As mentioned above, VLPs decompose the world into logical spaces. These spaces represent distinct areas, connect to each other by VLPs. Consider each area to be a room, with VLPs as doors between them. The VLPs are essentially polygons representing a viewing portal which links data on the other side of it to the space that the VLP exists in. Certainly objects on the other side of this VLP will be visible if and only if the VLP is visible. As the renderer progresses through more and more VLPs, fewer will be visible, until eventually all visible VLPs have been processed.
The general algorithm employed is as follows: We first fix the viewpoint and a plane that is normal to the direction of sight. The VLPs are treated as planar rings in space, and are projected into two dimensional space on the plane. These 2d coordinates represent the VLP as viewed on the screen. For each VLP , we intersect it with the current "mask," which is initially set to be the size of the screen.

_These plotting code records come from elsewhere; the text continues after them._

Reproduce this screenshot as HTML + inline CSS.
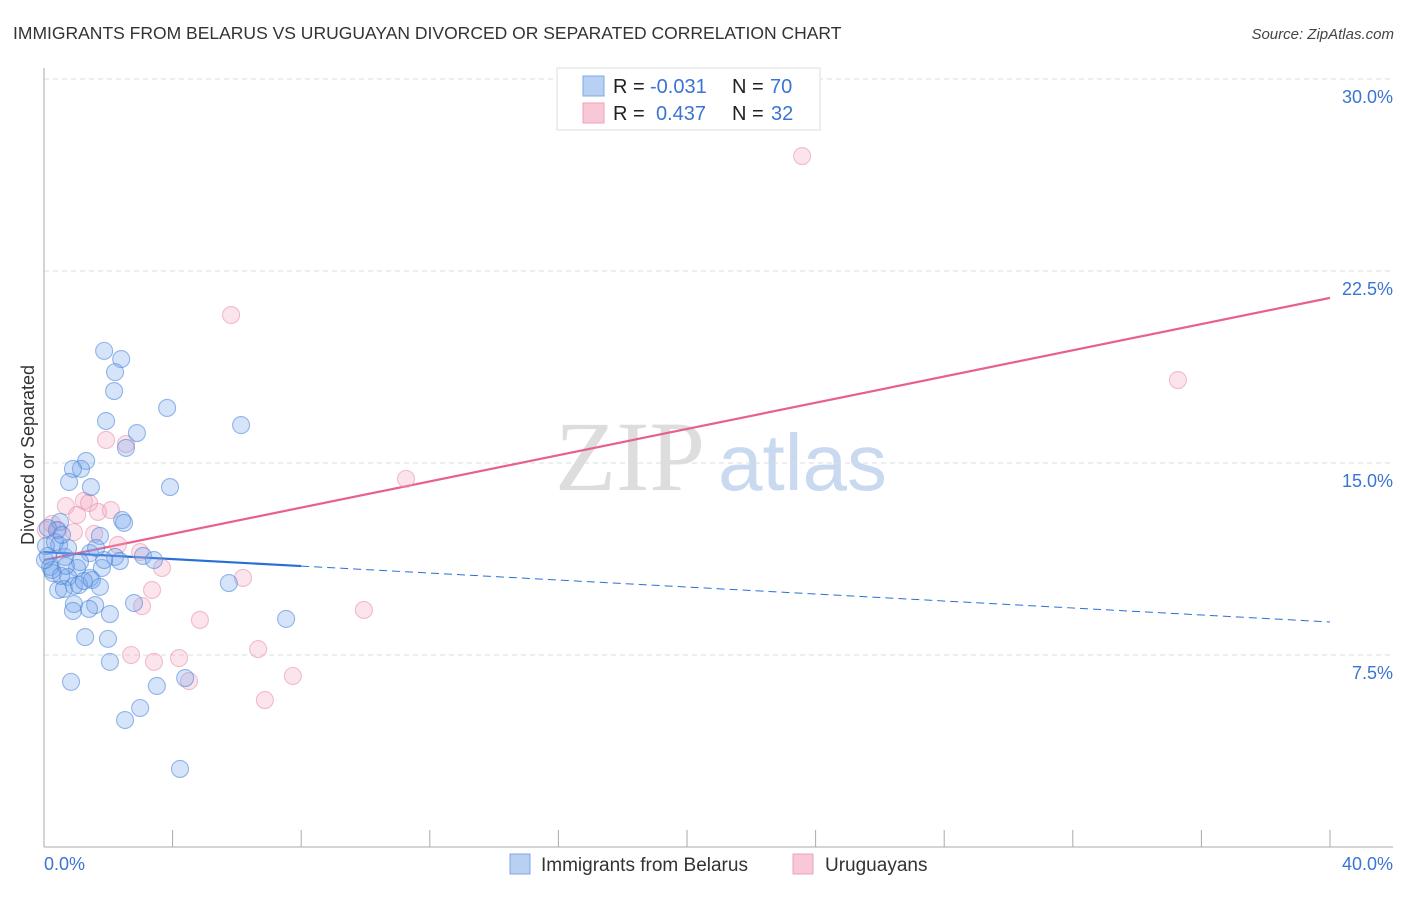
<!DOCTYPE html>
<html><head><meta charset="utf-8"><style>
body{margin:0;background:#fff;width:1406px;height:892px;overflow:hidden;font-family:"Liberation Sans",sans-serif}
</style></head><body>
<svg id="chart" width="1406" height="892" xmlns="http://www.w3.org/2000/svg" font-family="Liberation Sans, sans-serif">
<text x="13" y="39" font-size="17.5" fill="#333">IMMIGRANTS FROM BELARUS VS URUGUAYAN DIVORCED OR SEPARATED CORRELATION CHART</text>
<text x="1394" y="39" font-size="15" fill="#444" font-style="italic" text-anchor="end">Source: ZipAtlas.com</text>
<g>
<text x="555" y="490" font-size="100" fill="#ddd" font-family="Liberation Serif, serif">ZIP</text>
<text x="718" y="490" font-size="80" fill="#c8d9f0">atlas</text>
</g>
<g id="grid"></g>
<g id="axes"></g>
<g id="trend"></g>
<g id="pts"></g>
<text transform="translate(34,455) rotate(-90)" font-size="18" fill="#333" text-anchor="middle">Divorced or Separated</text>
<g>
<rect x="557" y="68" width="263" height="62" fill="#fff" stroke="#ddd"/>
<rect x="583" y="76" width="21" height="20" fill="#b8d1f3" stroke="#7fa8e6"/>
<rect x="583" y="103" width="21" height="20" fill="#f9c8d6" stroke="#eda3bb"/>
<text x="613" y="93" font-size="20" fill="#222">R = <tspan x="650" fill="#3a74d4">-0.031</tspan><tspan x="732">N = </tspan><tspan x="770" fill="#3a74d4">70</tspan></text>
<text x="613" y="120" font-size="20" fill="#222">R = <tspan x="656" fill="#3a74d4">0.437</tspan><tspan x="732">N = </tspan><tspan x="771" fill="#3a74d4">32</tspan></text>
</g>
<g>
<rect x="510" y="854" width="20" height="20" fill="#b8d1f3" stroke="#7fa8e6"/>
<text x="541" y="871" font-size="19" fill="#333">Immigrants from Belarus</text>
<rect x="793" y="854" width="20" height="20" fill="#f9c8d6" stroke="#eda3bb"/>
<text x="825" y="871" font-size="19" fill="#333">Uruguayans</text>
</g>
</svg>
<script>
const blueX=[1.87,2.40,2.21,2.18,1.93,3.83,6.13,2.89,2.55,1.31,1.15,0.90,0.78,1.46,3.92,2.43,2.49,0.50,0.40,1.74,0.47,1.43,0.12,0.65,2.21,3.08,3.42,2.36,0.19,1.03,1.80,0.28,0.75,1.43,1.74,0.93,0.44,0.62,1.09,2.80,0.93,1.59,2.05,0.90,1.40,1.28,1.99,5.75,7.53,2.05,0.84,3.51,4.39,2.99,2.52,4.23,0.12,0.06,0.25,0.53,0.03,0.75,1.49,1.24,1.87,0.34,0.56,1.62,1.12,0.68];
const blueY=[19.38,19.06,18.55,17.81,16.64,17.15,16.48,16.17,15.59,15.08,14.77,14.77,14.26,14.06,14.06,12.77,12.66,12.70,12.38,12.15,11.80,11.48,11.37,11.33,11.33,11.37,11.21,11.17,10.94,10.90,10.90,10.70,10.55,10.51,10.16,10.20,10.04,10.08,10.23,9.53,9.49,9.45,9.10,9.22,9.30,8.20,8.13,10.31,8.91,7.23,6.45,6.29,6.60,5.43,4.96,3.05,12.46,11.76,10.82,10.59,11.21,11.68,10.43,10.39,11.21,11.91,12.19,11.68,11.13,10.98];
const pinkX=[23.58,5.82,35.27,1.93,2.55,11.26,0.68,1.24,1.40,2.08,1.68,1.03,0.93,0.44,0.25,0.06,2.30,1.56,2.99,3.67,3.36,6.19,3.05,4.85,9.95,6.66,7.74,6.87,2.71,3.42,4.20,4.51];
const pinkY=[26.99,20.78,18.24,15.90,15.74,14.38,13.32,13.52,13.44,13.16,13.09,12.97,12.30,12.38,12.62,12.38,11.80,12.23,11.52,10.90,10.04,10.51,9.41,8.87,9.26,7.73,6.68,5.74,7.50,7.23,7.38,6.48];
const yTicks=[7.5,15,22.5,30];
const yTickLabels=["7.5%","15.0%","22.5%","30.0%"];
const xTicks=[0,4,8,12,16,20,24,28,32,36,40];
const blueTrend=[11.52,8.79];
const pinkTrend=[11.21,21.45];
const blueSolidEnd=8;
const X0=44,X1=1330,Y0=847,YS=25.6;
const sx=v=>X0+(X1-X0)*v/40, sy=v=>Y0-v*YS;
const NS="http://www.w3.org/2000/svg";
function mk(tag,parent,attrs){const e=document.createElementNS(NS,tag);for(const k in attrs)e.setAttribute(k,attrs[k]);document.getElementById(parent).appendChild(e);return e;}
yTicks.forEach((t,i)=>{
 const g=mk('line','grid',{x1:X0,x2:1393,y1:sy(t),y2:sy(t),stroke:'#ddd','stroke-dasharray':'5,4'});
 
 
 const l=mk('text','axes',{x:1393,y:sy(t)+24,'font-size':18,fill:'#3a74d4','text-anchor':'end'});
 l.textContent=yTickLabels[i];
 
 
});
const ax=mk('line','axes',{x1:X0,x2:X0,y1:68,y2:Y0,stroke:'#aaa'});


const bx=mk('line','axes',{x1:X0,x2:1393,y1:Y0,y2:Y0,stroke:'#aaa'});


xTicks.forEach(t=>{const k=mk('line','axes',{x1:sx(t),x2:sx(t),y1:Y0,y2:Y0-17,stroke:'#aaa'});
 
 });
const x0l=mk('text','axes',{x:44,y:870,'font-size':18,fill:'#3a74d4'});x0l.textContent='0.0%';


const x1l=mk('text','axes',{x:1393,y:870,'font-size':18,fill:'#3a74d4','text-anchor':'end'});x1l.textContent='40.0%';


function pts(xs,ys,fill,stroke,name){xs.forEach((x,i)=>{const c=mk('circle','pts',{cx:sx(x),cy:sy(ys[i]),r:8.5,fill:fill,stroke:stroke,'stroke-width':1.1});
 
 });}
pts(pinkX,pinkY,'rgba(245,165,192,0.3)','rgba(232,140,172,0.55)','uruguayan-point');
pts(blueX,blueY,'rgba(120,165,235,0.3)','rgba(70,130,215,0.55)','belarus-point');
const bAt=x=>blueTrend[0]+(blueTrend[1]-blueTrend[0])*x/40;
const t1=mk('line','trend',{x1:sx(0),y1:sy(bAt(0)),x2:sx(blueSolidEnd),y2:sy(bAt(blueSolidEnd)),stroke:'#2a6fd6','stroke-width':2.2});


const t2=mk('line','trend',{x1:sx(blueSolidEnd),y1:sy(bAt(blueSolidEnd)),x2:sx(40),y2:sy(bAt(40)),stroke:'#2a6fd6','stroke-width':1,'stroke-dasharray':'8,5'});


const t3=mk('line','trend',{x1:sx(0),y1:sy(pinkTrend[0]),x2:sx(40),y2:sy(pinkTrend[1]),stroke:'#e8608e','stroke-width':2.2});


</script>
</body></html>
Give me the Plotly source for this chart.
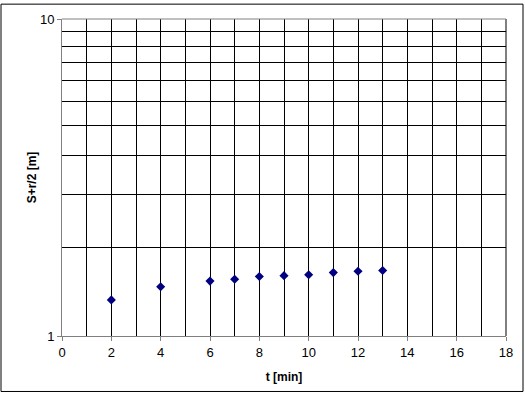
import plotly.graph_objects as go

t_min = [2, 4, 6, 7, 8, 9, 10, 11, 12, 13]
s_val = [1.30, 1.43, 1.49, 1.51, 1.54, 1.55, 1.56, 1.585, 1.60, 1.61]
x_ticks = [0, 2, 4, 6, 8, 10, 12, 14, 16, 18]
y_ticks = [1, 10]
y_minor = [1.9, 2.8, 3.7, 4.6, 5.5, 6.4, 7.3, 8.2, 9.1]

fig = go.Figure()
fig.add_trace(go.Scatter(
    x=t_min, y=s_val, mode="markers",
    marker=dict(symbol="diamond", size=7, color="#000080"),
    showlegend=False,
))

W, H = 525, 394
L, R, T, B = 62, 19, 16, 58
pw, ph = W - L - R, H - T - B

fig.update_layout(
    width=W, height=H,
    margin=dict(l=L, r=R, t=T, b=B),
    paper_bgcolor="white", plot_bgcolor="white",
    font=dict(family="Arial, Liberation Sans, sans-serif", size=13, color="black"),
    xaxis=dict(
        range=[0, 18], tickvals=x_ticks, showgrid=True, gridcolor="black", gridwidth=1,
        minor=dict(dtick=1, tick0=0, showgrid=True, gridcolor="black", gridwidth=1),
        showline=True, linecolor="#808080", linewidth=1,
        ticks="outside", ticklen=4, tickcolor="#808080",
        zeroline=False,
        title=dict(text="<b>t [min]</b>", font=dict(size=12), standoff=14),
    ),
    yaxis=dict(
        type="log", range=[0, 1], tickvals=y_ticks, ticktext=["1", "10"],
        showgrid=False,
        minor=dict(tickvals=y_minor, showgrid=True, gridcolor="black", gridwidth=1),
        showline=True, linecolor="#808080", linewidth=1,
        ticks="outside", ticklen=4, tickcolor="#808080",
        zeroline=False,
        title=dict(text="<b>S+r/2 [m]</b>", font=dict(size=12), standoff=0),
    ),
    shapes=[
        dict(type="rect", xref="paper", yref="paper",
             x0=(1 - L) / pw, x1=(W - 2 - L) / pw,
             y0=-(H - 2 - T - ph) / ph, y1=1 + (T - 1) / ph,
             line=dict(color="black", width=1), layer="above"),
        dict(type="line", xref="paper", yref="paper", x0=1, x1=1, y0=0, y1=1,
             line=dict(color="black", width=1), layer="above"),
        dict(type="line", xref="paper", yref="paper", x0=0, x1=1, y0=1, y1=1,
             line=dict(color="#808080", width=1), layer="above"),
    ],
)

fig.write_html("out.html")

Each VLP passes its intersection on to the data set that it links to, and this data set sets its current mask to this intersection. The data set then repeats the above process, intersecting each VLP from the data set with the current mask. The algorithm appears simple on the surface, but there are several considerations which make it more complex. Notably, data sets can be reached through multiple conduits, and we would like to avoid rendering data sets once for each path.
Use of VLPs allows the render to only process data which will actually be visible to the viewpoint. In essense it culls out all data which will not be seen. This allows for an incredibly sized world, as the rendering time will only take time proportional to local object complexity. Even if there are a very large number of data point in the world, the render will only consider the local points. As the VLPs are essentially links directly to the next data set, no time is ever taken searching a large database.
As noted above, collision is greatly sped up through the use of VLPs. There are other applications of this data abstraction. When in a large online environment it is often unfeasible to have the entire data set for the world at once. With VLPs the client can describe exactly which data is required for rendering, and minimize the data stored locally.
The current implementation uses explicit intersection algorithms for each VLP visiblity test. At the moment these are computationally expensive considering that they shuold be performed a great number of times each frame. Work is currently being done on a randomized approach to visibility as well as a deterministic "weight" based approach. In the randomized version, the algorithm will attempt to find an invisibility certifier quickly. When using randomized algorithms it is important to not generate false negatives, or false claims of invisibility. Such errors would result in rendering defects. False positives are acceptable (although undesirable) as they only mean more data to draw. The weight based approach would assign a certain weight to each portal. The renderer would traverse portals until a certain total weight is acheived. At present this is the fastest option, but certainly the least accurate.